Each summer, the Center for Media Law and Policy provides financial support through its summer grants program to UNC law and graduate students taking unpaid or low-paying jobs in the fields of media law or media policy. The comments below are from Noelle Wilson, a second-year dual degree student at UNC pursuing a JD and an MA in Media & Communication and recipient of one of the Center’s Summer Public Interest Grants, who interned at the Federal Communications Commission:

Last summer I interned for the Competition Policy Division of the Federal Communications Commission in Washington, D.C. The FCC regulates communications by telephone, radio, television, wire, satellite, and cable. Specifically, the Competition Policy Division (CPD) is within the Wireline Competition Bureau, and is responsible for  implementation of non-pricing aspects of the local competition requirements of the Telecommunications Act of 1996, including interconnection, network element unbundling and privacy. The division also administers U.S. numbering policy (including local number portability), and reviews applications from wireline carriers for mergers and other transfers of control, and discontinuance of service.

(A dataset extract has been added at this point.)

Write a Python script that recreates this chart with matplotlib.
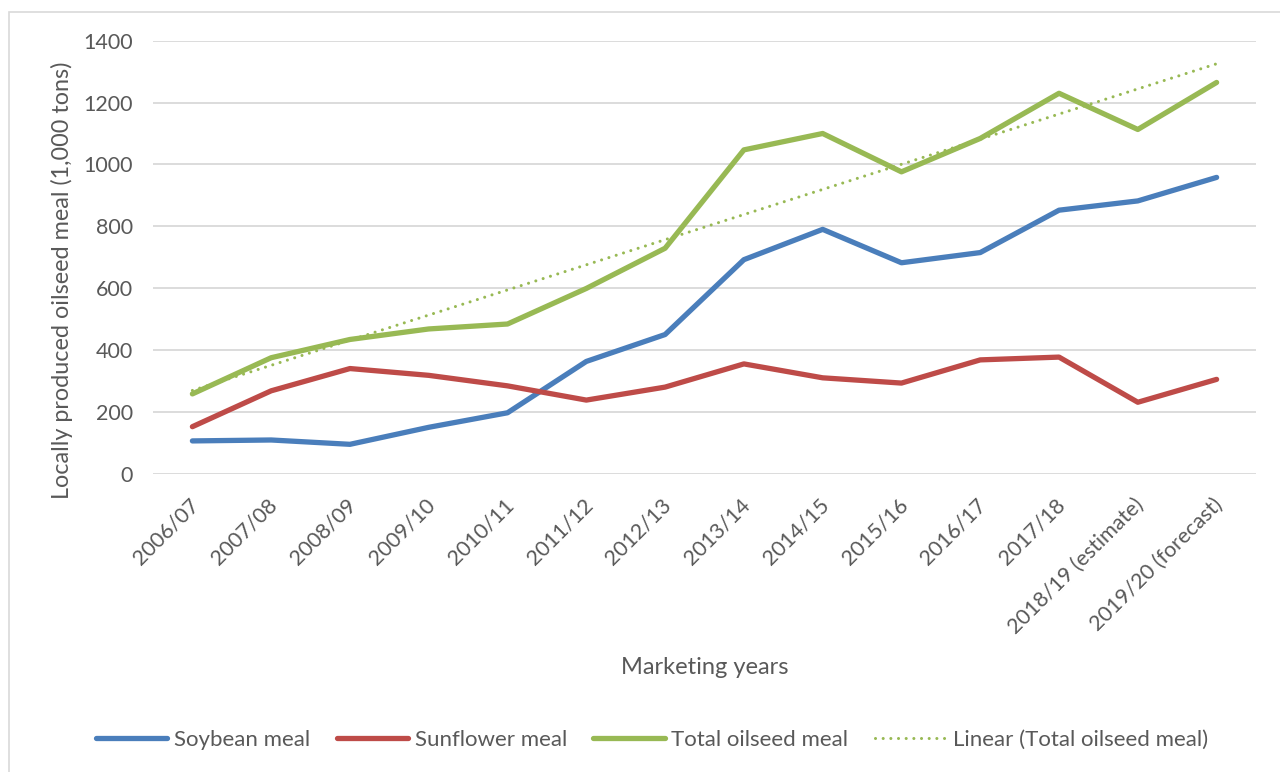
import numpy as np
import matplotlib
matplotlib.use("Agg")
import matplotlib.pyplot as plt
from matplotlib.patches import Rectangle
from matplotlib.transforms import ScaledTranslation

# Marketing years (categories)
years = ["2006/07", "2007/08", "2008/09", "2009/10", "2010/11", "2011/12",
         "2012/13", "2013/14", "2014/15", "2015/16", "2016/17", "2017/18",
         "2018/19 (estimate)", "2019/20 (forecast)"]

# Locally produced meal, 1,000 tons
soybean_meal = [106, 109, 95, 150, 197, 363, 450, 692, 790, 682, 715, 852, 882, 958]
sunflower_meal = [152, 268, 340, 318, 284, 238, 280, 355, 310, 293, 368, 377, 231, 305]
total_oilseed_meal = [258, 375, 434, 468, 484, 599, 729, 1047, 1100, 976, 1084, 1230, 1113, 1265]

y_ticks = [0, 200, 400, 600, 800, 1000, 1200, 1400]

BLUE = "#4A7EBB"
RED = "#BE4B48"
GREEN = "#98B954"
GRID = "#D9D9D9"
TEXT = "#595959"

plt.rcParams["font.family"] = ["Lato", "DejaVu Sans"]

W, H = 1280, 772
fig = plt.figure(figsize=(W / 100, H / 100), dpi=100)
fig.patch.set_facecolor("white")

# plot area in pixel units
left_px, right_px, top_px, bottom_px = 153, 1256, 40.7, 473.7
ax = fig.add_axes([left_px / W, 1 - bottom_px / H,
                   (right_px - left_px) / W, (bottom_px - top_px) / H])

x = np.arange(len(years))
ax.plot(x, soybean_meal, color=BLUE, lw=3.8, solid_capstyle="round",
        solid_joinstyle="round", label="Soybean meal", zorder=3)
ax.plot(x, sunflower_meal, color=RED, lw=3.8, solid_capstyle="round",
        solid_joinstyle="round", label="Sunflower meal", zorder=3)
ax.plot(x, total_oilseed_meal, color=GREEN, lw=3.8, solid_capstyle="round",
        solid_joinstyle="round", label="Total oilseed meal", zorder=3)

# least-squares linear trend of the total
slope, intercept = np.polyfit(x, total_oilseed_meal, 1)
ax.plot(x, slope * x + intercept, color=GREEN, lw=2.2,
        dashes=(0.01, 2.5), dash_capstyle="round",
        label="Linear (Total oilseed meal)", zorder=4)

ax.set_xlim(-0.5, len(years) - 0.5)
ax.set_ylim(0, 1400)
ax.set_yticks(y_ticks)
ax.set_yticklabels([str(v) for v in y_ticks])
ax.yaxis.grid(True, color=GRID, lw=1.3)
ax.set_axisbelow(True)
for s in ax.spines.values():
    s.set_visible(False)
ax.tick_params(axis="y", length=0, pad=14.5, labelsize=15.5, labelcolor=TEXT)
ax.tick_params(axis="x", length=0, pad=15, labelsize=15.5, labelcolor=TEXT)

ax.set_xticks(x)
ax.set_xticklabels(years, rotation=45, ha="right", va="top",
                   rotation_mode="anchor")
shift = ScaledTranslation(-4 / 100, 0, fig.dpi_scale_trans)
for lab in ax.get_xticklabels():
    lab.set_transform(lab.get_transform() + shift)

fig.text(705 / W, 1 - 668 / H, "Marketing years", ha="center", va="center",
         fontsize=17, color=TEXT)
fig.text(62 / W, 1 - 280 / H, "Locally produced oilseed meal (1,000 tons)",
         ha="center", va="center", rotation=90, fontsize=16.8, color=TEXT)

handles = ax.get_lines()
fig.legend(handles=handles, labels=[h.get_label() for h in handles],
           loc="center", bbox_to_anchor=(652 / W, 1 - 740 / H),
           ncol=4, frameon=False, fontsize=16, handlelength=3.2,
           handletextpad=0.3, columnspacing=1.2, labelcolor=TEXT)

# chart frame
fig.patches.append(Rectangle((9 / W, -0.1), 1.2, 1.1 - 11.5 / H,
                             transform=fig.transFigure, fill=False,
                             edgecolor=GRID, lw=1.2))

fig.savefig("out.png", dpi=100, facecolor="white")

The CPD works on a lot of hot topics in communications law, including rulemakings to help implement 988 as the three-digit dialing code for the National Suicide Hotline (which will be fully implemented July of this year!) and rulemakings to help stop robocalls. During my summer with CPD, I worked on a memo for FCC partners at SAMSHA regarding potential future 988 rulemaking proceedings, through which I learned the ins and outs of administrative law and FCC procedure. I also worked with interns from the Enforcement division to review robocall mitigation plans that telecommunications providers submitted to the FCC to comply with robocall mitigation rulemakings. On another project, I gained insight into how the FCC works with state utility commissions by analyzing state regulations for iVoiP providers—this was also a valuable opportunity to dive into state regulatory law!

Beyond the exciting legal work, I also had lots of opportunities to meet FCC attorneys despite being a remote intern. The CPD attorneys were welcoming and eager to talk about their careers and experiences at the Commission over virtual coffees, and the division included the interns in team meetings and virtual social gatherings. Overall, my summer at the FCC was a great experience to learn about how the Commission functions and it reinforced my desire to work in communications law.